→ **DATA LISTING**
####################

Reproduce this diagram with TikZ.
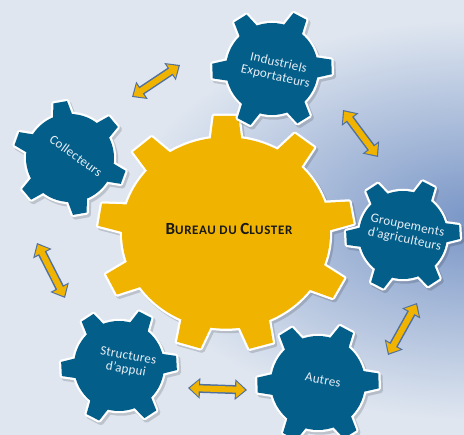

####################

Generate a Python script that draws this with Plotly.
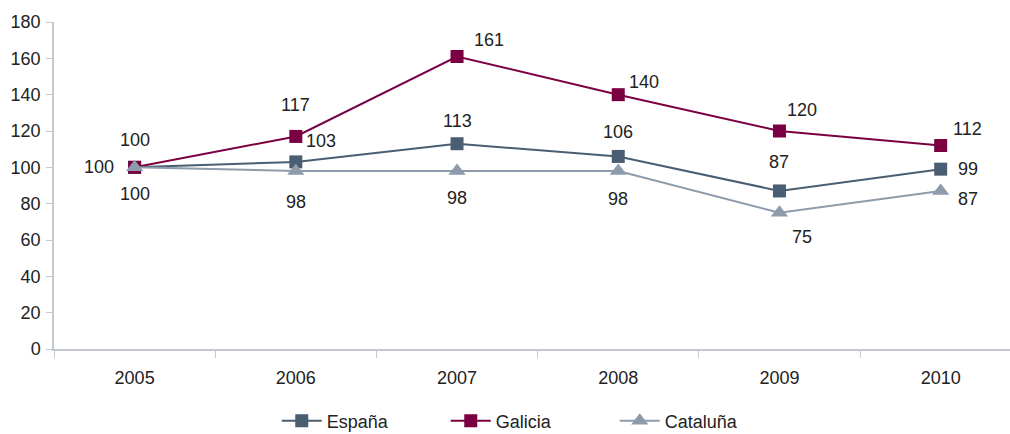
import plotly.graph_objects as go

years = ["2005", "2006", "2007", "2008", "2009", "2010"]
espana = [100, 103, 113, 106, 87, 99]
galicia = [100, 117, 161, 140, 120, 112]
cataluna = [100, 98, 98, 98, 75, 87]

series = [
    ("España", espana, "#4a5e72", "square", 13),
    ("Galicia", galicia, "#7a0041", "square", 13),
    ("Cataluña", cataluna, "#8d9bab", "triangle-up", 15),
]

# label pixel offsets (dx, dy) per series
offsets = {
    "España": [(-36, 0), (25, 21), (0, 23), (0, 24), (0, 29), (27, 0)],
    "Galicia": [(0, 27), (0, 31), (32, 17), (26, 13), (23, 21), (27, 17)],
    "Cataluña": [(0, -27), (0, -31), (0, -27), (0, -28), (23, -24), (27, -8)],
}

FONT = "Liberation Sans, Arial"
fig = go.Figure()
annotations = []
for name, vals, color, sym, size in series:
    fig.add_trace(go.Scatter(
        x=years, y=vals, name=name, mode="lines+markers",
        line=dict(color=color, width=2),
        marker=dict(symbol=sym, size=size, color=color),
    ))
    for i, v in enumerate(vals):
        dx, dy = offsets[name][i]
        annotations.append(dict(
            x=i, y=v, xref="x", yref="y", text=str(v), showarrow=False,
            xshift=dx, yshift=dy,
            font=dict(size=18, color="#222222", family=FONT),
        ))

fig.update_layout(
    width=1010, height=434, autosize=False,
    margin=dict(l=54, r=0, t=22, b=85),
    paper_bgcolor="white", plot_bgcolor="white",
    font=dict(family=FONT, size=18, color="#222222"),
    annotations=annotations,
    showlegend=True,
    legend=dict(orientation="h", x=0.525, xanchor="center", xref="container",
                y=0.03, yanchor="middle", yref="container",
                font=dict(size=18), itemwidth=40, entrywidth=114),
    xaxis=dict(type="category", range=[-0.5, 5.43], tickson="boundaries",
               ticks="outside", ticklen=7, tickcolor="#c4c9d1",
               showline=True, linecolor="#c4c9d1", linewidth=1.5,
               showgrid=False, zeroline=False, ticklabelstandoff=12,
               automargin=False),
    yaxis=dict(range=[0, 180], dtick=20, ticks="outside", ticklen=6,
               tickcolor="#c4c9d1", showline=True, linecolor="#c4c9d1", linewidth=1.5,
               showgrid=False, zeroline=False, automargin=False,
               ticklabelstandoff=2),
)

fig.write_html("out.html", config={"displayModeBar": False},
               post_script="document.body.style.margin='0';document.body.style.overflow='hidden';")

####################

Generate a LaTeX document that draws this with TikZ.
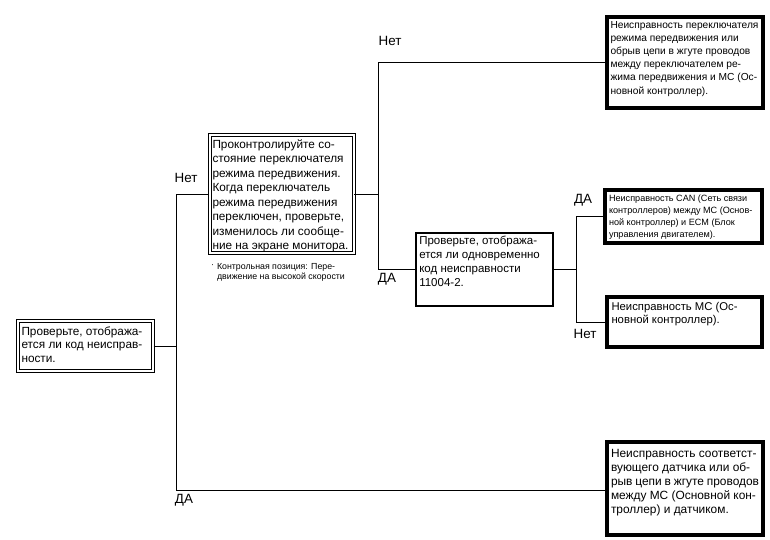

####################

→ **INSTRUCTIONS TO FOLLOW**
Extract from the data every line where "this" shows up.

→ **RESULT BELOW**
Reproduce this diagram with TikZ.
Generate a Python script that draws this with Plotly.
Generate a LaTeX document that draws this with TikZ.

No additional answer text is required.